### [DATA LINES]

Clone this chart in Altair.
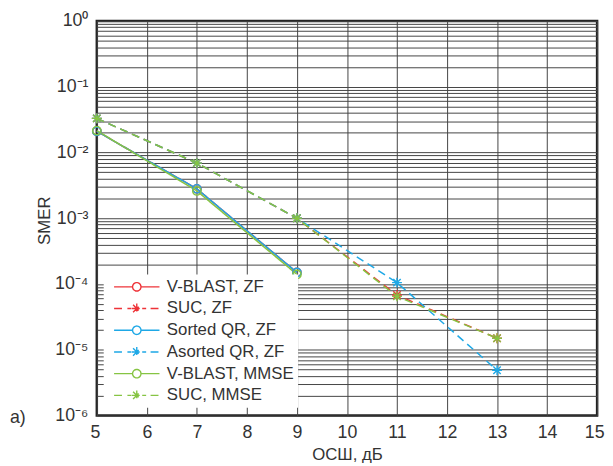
import altair as alt
import pandas as pd

FONT = "Liberation Sans"
TXT = "#333333"

snr = [5, 7, 9, 11, 13]
series_names = ["V-BLAST, ZF", "SUC, ZF", "Sorted QR, ZF", "Asorted QR, ZF",
                "V-BLAST, MMSE", "SUC, MMSE"]
vblast_zf = [0.021, 0.0028, 1.5e-4]
suc_zf = [0.033, 0.0069, 1.0e-3, 6.8e-5, 1.5e-5]
sorted_qr_zf = [0.021, 0.0028, 1.5e-4]
asorted_qr_zf = [0.033, 0.0069, 1.0e-3, 1.05e-4, 4.9e-6]
vblast_mmse = [0.0215, 0.0026, 1.4e-4]
suc_mmse = [0.033, 0.0069, 1.0e-3, 6.5e-5, 1.5e-5]
series_values = [vblast_zf, suc_zf, sorted_qr_zf, asorted_qr_zf, vblast_mmse, suc_mmse]

colors = ["#ee3338", "#ee3338", "#1ea8e6", "#1ea8e6", "#86c443", "#86c443"]
dashes = [[1, 0], [8, 5], [1, 0], [8, 5], [1, 0], [8, 5]]
x_ticks = list(range(5, 16))
y_ticks = [m * 10.0 ** e for e in range(-6, 0) for m in range(1, 10)] + [1.0]
decade_labels = ["10⁰", "10⁻¹", "10⁻²", "10⁻³", "10⁻⁴", "10⁻⁵", "10⁻⁶"]

rows = []
for name, vals in zip(series_names, series_values):
    for x, v in zip(snr, vals):
        rows.append({"series": name, "snr": x, "smer": v})
df = pd.DataFrame(rows)

circle_p = "M0.85,0A0.85,0.85,0,1,1,-0.85,0A0.85,0.85,0,1,1,0.85,0Z"
star_p = "M-1,0L1,0M0,-1L0,1M-0.75,-0.75L0.75,0.75M-0.75,0.75L0.75,-0.75"
leg_circle = "M-4.6,0L-0.85,0M0.85,0L4.6,0" + circle_p
leg_star = "M-4.6,0L-2.8,0M-1.9,0L-1.1,0M1.1,0L1.9,0M2.8,0L4.6,0" + star_p
shape_expr = ("indexof(['SUC, ZF','Asorted QR, ZF','SUC, MMSE'], datum.value) >= 0 ? '"
              + leg_star + "' : '" + leg_circle + "'")

label_expr = ("abs(log(datum.value)/LN10 - round(log(datum.value)/LN10)) < 0.001 ? "
              + str(decade_labels) + "[-round(log(datum.value)/LN10)] : ''")

legend = alt.Legend(
    title=None, orient="none", legendX=7, legendY=257, fillColor="white",
    padding=4, labelFontSize=17, labelFont=FONT, labelColor=TXT,
    symbolSize=100, symbolStrokeWidth=1.4, symbolOffset=21, labelOffset=22,
    rowPadding=4, symbolType=alt.ExprRef(expr=shape_expr), symbolOpacity=1,
)

color = alt.Color("series:N", scale=alt.Scale(domain=series_names, range=colors),
                  sort=series_names, legend=legend)
xenc = alt.X("snr:Q", scale=alt.Scale(domain=[5, 15], nice=False),
             axis=alt.Axis(values=x_ticks, format="d", title="ОСШ, дБ", grid=True,
                           gridColor="#444444", gridWidth=1, ticks=False, domain=False,
                           labelFontSize=18, labelFont=FONT, labelColor=TXT, labelPadding=8,
                           titleFontSize=17, titleFont=FONT, titleFontWeight="normal",
                           titleColor=TXT, titleY=39, titleBaseline="middle",
                           labelFlush=True, labelFlushOffset=7))
yenc = alt.Y("smer:Q", scale=alt.Scale(type="log", domain=[1e-6, 1]),
             axis=alt.Axis(values=y_ticks, labelExpr=label_expr, labelOverlap=False,
                           title="SMER", grid=True, gridColor="#444444", gridWidth=1,
                           ticks=False, domain=False, labelFontSize=18, labelFont=FONT,
                           labelColor=TXT, labelPadding=9, titleFontSize=17, titleFont=FONT,
                           titleFontWeight="normal", titleColor=TXT, titleX=-53, titleY=202,
                           titleBaseline="middle", titleAlign="center", labelFlush=False))

base = alt.Chart(df)
lines = base.mark_line(strokeWidth=1.5).encode(
    x=xenc, y=yenc, color=color,
    strokeDash=alt.StrokeDash("series:N", scale=alt.Scale(domain=series_names, range=dashes),
                              legend=None),
    detail="series:N",
)
pts_circle = base.transform_filter(
    alt.FieldOneOfPredicate(field="series", oneOf=["V-BLAST, ZF", "Sorted QR, ZF", "V-BLAST, MMSE"])
).mark_point(filled=False, size=100, strokeWidth=1.4, shape=circle_p, opacity=1).encode(
    x=xenc, y=yenc, color=color)
pts_star = base.transform_filter(
    alt.FieldOneOfPredicate(field="series", oneOf=["SUC, ZF", "SUC, MMSE", "Asorted QR, ZF"])
).mark_point(filled=False, size=100, strokeWidth=1.4, shape=star_p, opacity=1).encode(
    x=xenc, y=yenc, color=color)

label_a = alt.Chart(pd.DataFrame({"t": ["а)"]})).mark_text(
    fontSize=18, font=FONT, color=TXT, align="center", baseline="middle"
).encode(x=alt.value(-80), y=alt.value(402), text="t:N")

chart = alt.layer(lines, pts_circle, pts_star, label_a).properties(
    width=507, height=400,
    autosize=alt.AutoSizeParams(type="none"),
    padding={"left": 90, "top": 10, "right": 8, "bottom": 48},
).configure_view(stroke="#222222", strokeWidth=2.5)

chart.save("out.html", embed_options={"renderer": "svg", "actions": False})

### [GIVEN EXERCISE]
Quote in full the listing given above; the images are to be left out.

### [IN RESPONSE]
Clone this chart in Altair.
import altair as alt
import pandas as pd

FONT = "Liberation Sans"
TXT = "#333333"

snr = [5, 7, 9, 11, 13]
series_names = ["V-BLAST, ZF", "SUC, ZF", "Sorted QR, ZF", "Asorted QR, ZF",
                "V-BLAST, MMSE", "SUC, MMSE"]
vblast_zf = [0.021, 0.0028, 1.5e-4]
suc_zf = [0.033, 0.0069, 1.0e-3, 6.8e-5, 1.5e-5]
sorted_qr_zf = [0.021, 0.0028, 1.5e-4]
asorted_qr_zf = [0.033, 0.0069, 1.0e-3, 1.05e-4, 4.9e-6]
vblast_mmse = [0.0215, 0.0026, 1.4e-4]
suc_mmse = [0.033, 0.0069, 1.0e-3, 6.5e-5, 1.5e-5]
series_values = [vblast_zf, suc_zf, sorted_qr_zf, asorted_qr_zf, vblast_mmse, suc_mmse]

colors = ["#ee3338", "#ee3338", "#1ea8e6", "#1ea8e6", "#86c443", "#86c443"]
dashes = [[1, 0], [8, 5], [1, 0], [8, 5], [1, 0], [8, 5]]
x_ticks = list(range(5, 16))
y_ticks = [m * 10.0 ** e for e in range(-6, 0) for m in range(1, 10)] + [1.0]
decade_labels = ["10⁰", "10⁻¹", "10⁻²", "10⁻³", "10⁻⁴", "10⁻⁵", "10⁻⁶"]

rows = []
for name, vals in zip(series_names, series_values):
    for x, v in zip(snr, vals):
        rows.append({"series": name, "snr": x, "smer": v})
df = pd.DataFrame(rows)

circle_p = "M0.85,0A0.85,0.85,0,1,1,-0.85,0A0.85,0.85,0,1,1,0.85,0Z"
star_p = "M-1,0L1,0M0,-1L0,1M-0.75,-0.75L0.75,0.75M-0.75,0.75L0.75,-0.75"
leg_circle = "M-4.6,0L-0.85,0M0.85,0L4.6,0" + circle_p
leg_star = "M-4.6,0L-2.8,0M-1.9,0L-1.1,0M1.1,0L1.9,0M2.8,0L4.6,0" + star_p
shape_expr = ("indexof(['SUC, ZF','Asorted QR, ZF','SUC, MMSE'], datum.value) >= 0 ? '"
              + leg_star + "' : '" + leg_circle + "'")

label_expr = ("abs(log(datum.value)/LN10 - round(log(datum.value)/LN10)) < 0.001 ? "
              + str(decade_labels) + "[-round(log(datum.value)/LN10)] : ''")

legend = alt.Legend(
    title=None, orient="none", legendX=7, legendY=257, fillColor="white",
    padding=4, labelFontSize=17, labelFont=FONT, labelColor=TXT,
    symbolSize=100, symbolStrokeWidth=1.4, symbolOffset=21, labelOffset=22,
    rowPadding=4, symbolType=alt.ExprRef(expr=shape_expr), symbolOpacity=1,
)

color = alt.Color("series:N", scale=alt.Scale(domain=series_names, range=colors),
                  sort=series_names, legend=legend)
xenc = alt.X("snr:Q", scale=alt.Scale(domain=[5, 15], nice=False),
             axis=alt.Axis(values=x_ticks, format="d", title="ОСШ, дБ", grid=True,
                           gridColor="#444444", gridWidth=1, ticks=False, domain=False,
                           labelFontSize=18, labelFont=FONT, labelColor=TXT, labelPadding=8,
                           titleFontSize=17, titleFont=FONT, titleFontWeight="normal",
                           titleColor=TXT, titleY=39, titleBaseline="middle",
                           labelFlush=True, labelFlushOffset=7))
yenc = alt.Y("smer:Q", scale=alt.Scale(type="log", domain=[1e-6, 1]),
             axis=alt.Axis(values=y_ticks, labelExpr=label_expr, labelOverlap=False,
                           title="SMER", grid=True, gridColor="#444444", gridWidth=1,
                           ticks=False, domain=False, labelFontSize=18, labelFont=FONT,
                           labelColor=TXT, labelPadding=9, titleFontSize=17, titleFont=FONT,
                           titleFontWeight="normal", titleColor=TXT, titleX=-53, titleY=202,
                           titleBaseline="middle", titleAlign="center", labelFlush=False))

base = alt.Chart(df)
lines = base.mark_line(strokeWidth=1.5).encode(
    x=xenc, y=yenc, color=color,
    strokeDash=alt.StrokeDash("series:N", scale=alt.Scale(domain=series_names, range=dashes),
                              legend=None),
    detail="series:N",
)
pts_circle = base.transform_filter(
    alt.FieldOneOfPredicate(field="series", oneOf=["V-BLAST, ZF", "Sorted QR, ZF", "V-BLAST, MMSE"])
).mark_point(filled=False, size=100, strokeWidth=1.4, shape=circle_p, opacity=1).encode(
    x=xenc, y=yenc, color=color)
pts_star = base.transform_filter(
    alt.FieldOneOfPredicate(field="series", oneOf=["SUC, ZF", "SUC, MMSE", "Asorted QR, ZF"])
).mark_point(filled=False, size=100, strokeWidth=1.4, shape=star_p, opacity=1).encode(
    x=xenc, y=yenc, color=color)

label_a = alt.Chart(pd.DataFrame({"t": ["а)"]})).mark_text(
    fontSize=18, font=FONT, color=TXT, align="center", baseline="middle"
).encode(x=alt.value(-80), y=alt.value(402), text="t:N")

chart = alt.layer(lines, pts_circle, pts_star, label_a).properties(
    width=507, height=400,
    autosize=alt.AutoSizeParams(type="none"),
    padding={"left": 90, "top": 10, "right": 8, "bottom": 48},
).configure_view(stroke="#222222", strokeWidth=2.5)

chart.save("out.html", embed_options={"renderer": "svg", "actions": False})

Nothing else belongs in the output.